Challenge: Reproduce nothing but the lines from the start of the material through the line that includes "0.9, 0.5, 0.2];", both ends included, and omit every picture.

Dataset section:
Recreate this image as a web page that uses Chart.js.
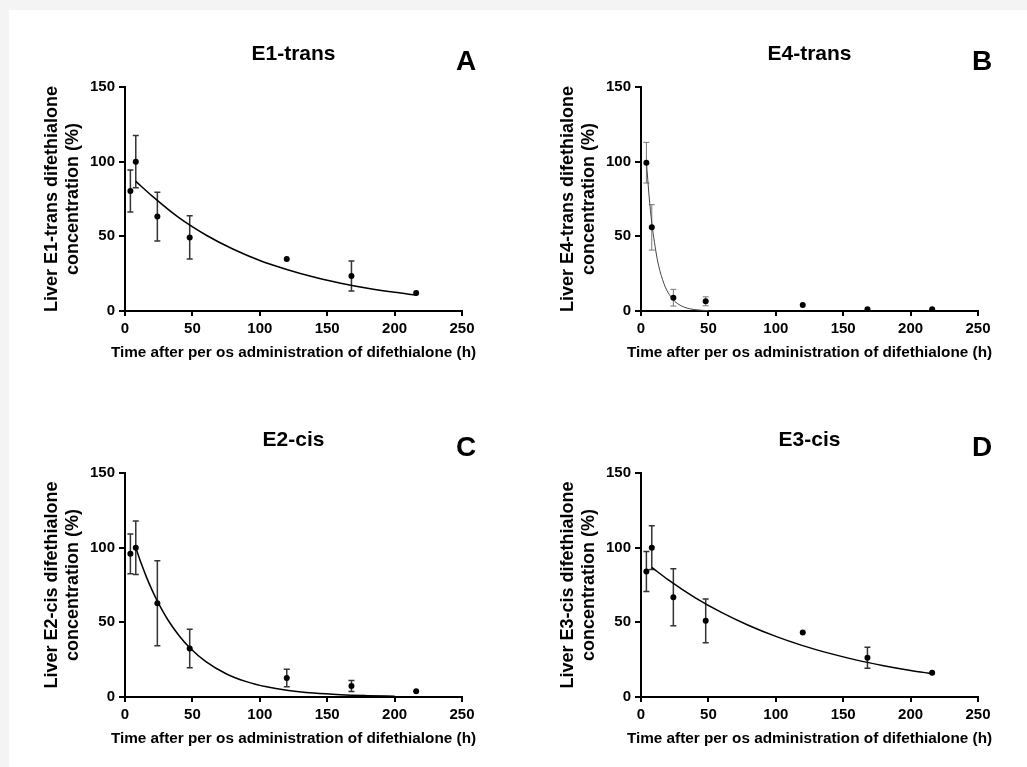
<!DOCTYPE html>
<html><head><meta charset="utf-8">
<script src="https://cdn.jsdelivr.net/npm/chart.js@4.4.1/dist/chart.umd.min.js"></script>
<style>
html,body{margin:0;padding:0;width:1027px;height:767px;overflow:hidden;background:#f4f4f4;}
#sheet{position:absolute;left:9px;top:10px;width:1018px;height:757px;background:#fff;}
.pane{position:absolute;width:500px;height:370px;}
.pane canvas{display:block;width:500px;height:370px;}
</style></head><body>
<div id="sheet"></div>
<div class="pane" style="left:10px;top:10px"><canvas id="cA" width="500" height="370"></canvas></div>
<div class="pane" style="left:526px;top:10px"><canvas id="cB" width="500" height="370"></canvas></div>
<div class="pane" style="left:10px;top:396px"><canvas id="cC" width="500" height="370"></canvas></div>
<div class="pane" style="left:526px;top:396px"><canvas id="cD" width="500" height="370"></canvas></div>
<script>
// ---- data ----
const times = [4, 8, 24, 48, 120, 168, 216];
const xTicks = [0, 50, 100, 150, 200, 250];
const yTicks = [0, 50, 100, 150];
const xTitle = 'Time after per os administration of difethialone (h)';

const e1TransMean = [80.4, 100, 63.2, 49.3, 34.8, 23.4, 12.1];
const e1TransSd   = [14.1, 17.5, 16.3, 14.5, null, 10.0, null];
const e1TransFitT = [8, 20, 40, 60, 80, 100, 120, 140, 160, 180, 200, 216];
const e1TransFitY = [86.8, 77.1, 62.5, 50.9, 41.5, 33.8, 27.8, 22.7, 18.6, 15.2, 12.5, 10.7];

const e4TransMean = [99.3, 56.0, 8.9, 6.5, 4.0, 1.1, 1.1];
const e4TransSd   = [13.6, 15.2, 5.6, 3.0, null, null, null];
const e4TransFitT = [4, 6, 8, 10, 12, 14, 16, 18, 20, 24, 28, 32, 36, 40, 45, 50];
const e4TransFitY = [100, 77, 59, 46, 35, 27, 21, 16, 12.5, 7.4, 4.4, 2.6, 1.5, 0.9, 0.5, 0.2];

const e2CisMean = [95.9, 100, 62.8, 32.5, 12.7, 7.3, 3.8];
const e2CisSd   = [13.3, 17.9, 28.4, 12.9, 5.8, 3.7, null];
const e2CisFitT = [8, 12, 16, 20, 24, 32, 40, 48, 60, 75, 90, 105, 120, 140, 160, 180, 200];
const e2CisFitY = [100, 89.5, 80.1, 71.7, 64.2, 51.4, 41.2, 33.0, 23.7, 15.6, 10.3, 6.8, 4.5, 2.6, 1.5, 0.9, 0.5];

const e3CisMean = [84.1, 100, 66.8, 51.0, 43.2, 26.3, 16.2];
const e3CisSd   = [13.4, 14.6, 19.1, 14.7, null, 7.0, null];
const e3CisFitT = [8, 20, 40, 60, 80, 100, 120, 140, 160, 180, 200, 216];
const e3CisFitY = [86.8, 78.6, 66.6, 56.5, 47.9, 40.6, 34.4, 29.2, 24.7, 21.0, 17.8, 15.6];

// ---- rendering ----
const FAM = '"Liberation Sans", Arial, Helvetica, sans-serif';
Chart.defaults.font.family = FAM;
Chart.defaults.color = '#000';

function makePanel(id, cfg) {
  const points = times.map((t, i) => ({x: t, y: cfg.mean[i]}));
  const curve = cfg.fitT.map((t, i) => ({x: t, y: cfg.fitY[i]}));
  const errPlugin = {
    id: 'errbars',
    beforeDatasetsDraw(chart) {
      const ctx = chart.ctx, xs = chart.scales.x, ys = chart.scales.y;
      ctx.save();
      ctx.strokeStyle = cfg.errColor;
      ctx.lineWidth = cfg.errWidth;
      times.forEach((t, i) => {
        const sd = cfg.sd[i];
        if (sd == null) return;
        const px = xs.getPixelForValue(t);
        const top = ys.getPixelForValue(cfg.mean[i] + sd);
        const bot = ys.getPixelForValue(cfg.mean[i] - sd);
        ctx.beginPath();
        ctx.moveTo(px, top); ctx.lineTo(px, bot);
        ctx.moveTo(px - 3, top); ctx.lineTo(px + 3, top);
        ctx.moveTo(px - 3, bot); ctx.lineTo(px + 3, bot);
        ctx.stroke();
      });
      ctx.restore();
    }
  };
  const decor = {
    id: 'decor',
    afterDraw(chart) {
      const a = chart.chartArea, ctx = chart.ctx;
      ctx.save();
      ctx.fillStyle = '#000';
      ctx.textAlign = 'center';
      ctx.textBaseline = 'middle';
      ctx.font = 'bold 21px ' + FAM;
      ctx.fillText(cfg.title, (a.left + a.right) / 2, a.top - 33);
      ctx.font = 'bold 28px ' + FAM;
      ctx.fillText(cfg.letter, a.right + 4, a.top - 25);
      ctx.font = 'bold 15.3px ' + FAM;
      ctx.fillText(xTitle, (a.left + a.right) / 2, a.bottom + 42);
      ctx.restore();
    }
  };
  new Chart(document.getElementById(id), {
    type: 'scatter',
    data: {
      datasets: [
        {data: points, showLine: false, pointRadius: 3, pointHoverRadius: 3,
         backgroundColor: '#000', borderColor: '#000', borderWidth: 0},
        {data: curve, showLine: true, pointRadius: 0, borderColor: cfg.lineColor,
         borderWidth: cfg.lineWidth, cubicInterpolationMode: 'monotone', fill: false}
      ]
    },
    options: {
      responsive: false, animation: false, devicePixelRatio: 1,
      layout: {padding: {left: 0, top: 77, right: 48, bottom: 18}},
      plugins: {legend: {display: false}, tooltip: {enabled: false}},
      scales: {
        x: {
          type: 'linear', min: 0, max: 250,
          afterBuildTicks: s => { s.ticks = xTicks.map(v => ({value: v})); },
          afterFit: s => { s.height = 51; },
          grid: {display: true, drawOnChartArea: false, drawTicks: true, tickLength: 5, color: '#000', lineWidth: 2},
          border: {display: true, color: '#000', width: 2},
          ticks: {padding: 4, font: {size: 15, weight: 'bold'}, color: '#000', maxRotation: 0},
          title: {display: false}
        },
        y: {
          type: 'linear', min: 0, max: 150,
          afterBuildTicks: s => { s.ticks = yTicks.map(v => ({value: v})); },
          afterFit: s => { s.width = 115; },
          grid: {display: true, drawOnChartArea: false, drawTicks: true, tickLength: 6, color: '#000', lineWidth: 2},
          border: {display: true, color: '#000', width: 2},
          ticks: {padding: 4, font: {size: 15, weight: 'bold'}, color: '#000'},
          title: {display: true, text: cfg.yTitle, font: {size: 18, weight: 'bold', lineHeight: 1.18}, color: '#000', padding: {top: 31, bottom: 0}}
        }
      }
    },
    plugins: [errPlugin, decor]
  });
}

makePanel('cA', {title: 'E1-trans', letter: 'A', mean: e1TransMean, sd: e1TransSd, fitT: e1TransFitT, fitY: e1TransFitY,
  yTitle: ['Liver E1-trans difethialone', 'concentration (%)'], errColor: '#333', errWidth: 1.5, lineColor: '#000', lineWidth: 1.5});
makePanel('cB', {title: 'E4-trans', letter: 'B', mean: e4TransMean, sd: e4TransSd, fitT: e4TransFitT, fitY: e4TransFitY,
  yTitle: ['Liver E4-trans difethialone', 'concentration (%)'], errColor: '#777', errWidth: 1, lineColor: '#444', lineWidth: 1});
makePanel('cC', {title: 'E2-cis', letter: 'C', mean: e2CisMean, sd: e2CisSd, fitT: e2CisFitT, fitY: e2CisFitY,
  yTitle: ['Liver E2-cis difethialone', 'concentration (%)'], errColor: '#333', errWidth: 1.5, lineColor: '#000', lineWidth: 1.5});
makePanel('cD', {title: 'E3-cis', letter: 'D', mean: e3CisMean, sd: e3CisSd, fitT: e3CisFitT, fitY: e3CisFitY,
  yTitle: ['Liver E3-cis difethialone', 'concentration (%)'], errColor: '#333', errWidth: 1.5, lineColor: '#000', lineWidth: 1.5});
</script>
</body></html>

Solution to the problem:
Recreate this image as a web page that uses Chart.js.
<!DOCTYPE html>
<html><head><meta charset="utf-8">
<script src="https://cdn.jsdelivr.net/npm/chart.js@4.4.1/dist/chart.umd.min.js"></script>
<style>
html,body{margin:0;padding:0;width:1027px;height:767px;overflow:hidden;background:#f4f4f4;}
#sheet{position:absolute;left:9px;top:10px;width:1018px;height:757px;background:#fff;}
.pane{position:absolute;width:500px;height:370px;}
.pane canvas{display:block;width:500px;height:370px;}
</style></head><body>
<div id="sheet"></div>
<div class="pane" style="left:10px;top:10px"><canvas id="cA" width="500" height="370"></canvas></div>
<div class="pane" style="left:526px;top:10px"><canvas id="cB" width="500" height="370"></canvas></div>
<div class="pane" style="left:10px;top:396px"><canvas id="cC" width="500" height="370"></canvas></div>
<div class="pane" style="left:526px;top:396px"><canvas id="cD" width="500" height="370"></canvas></div>
<script>
// ---- data ----
const times = [4, 8, 24, 48, 120, 168, 216];
const xTicks = [0, 50, 100, 150, 200, 250];
const yTicks = [0, 50, 100, 150];
const xTitle = 'Time after per os administration of difethialone (h)';

const e1TransMean = [80.4, 100, 63.2, 49.3, 34.8, 23.4, 12.1];
const e1TransSd   = [14.1, 17.5, 16.3, 14.5, null, 10.0, null];
const e1TransFitT = [8, 20, 40, 60, 80, 100, 120, 140, 160, 180, 200, 216];
const e1TransFitY = [86.8, 77.1, 62.5, 50.9, 41.5, 33.8, 27.8, 22.7, 18.6, 15.2, 12.5, 10.7];

const e4TransMean = [99.3, 56.0, 8.9, 6.5, 4.0, 1.1, 1.1];
const e4TransSd   = [13.6, 15.2, 5.6, 3.0, null, null, null];
const e4TransFitT = [4, 6, 8, 10, 12, 14, 16, 18, 20, 24, 28, 32, 36, 40, 45, 50];
const e4TransFitY = [100, 77, 59, 46, 35, 27, 21, 16, 12.5, 7.4, 4.4, 2.6, 1.5, 0.9, 0.5, 0.2];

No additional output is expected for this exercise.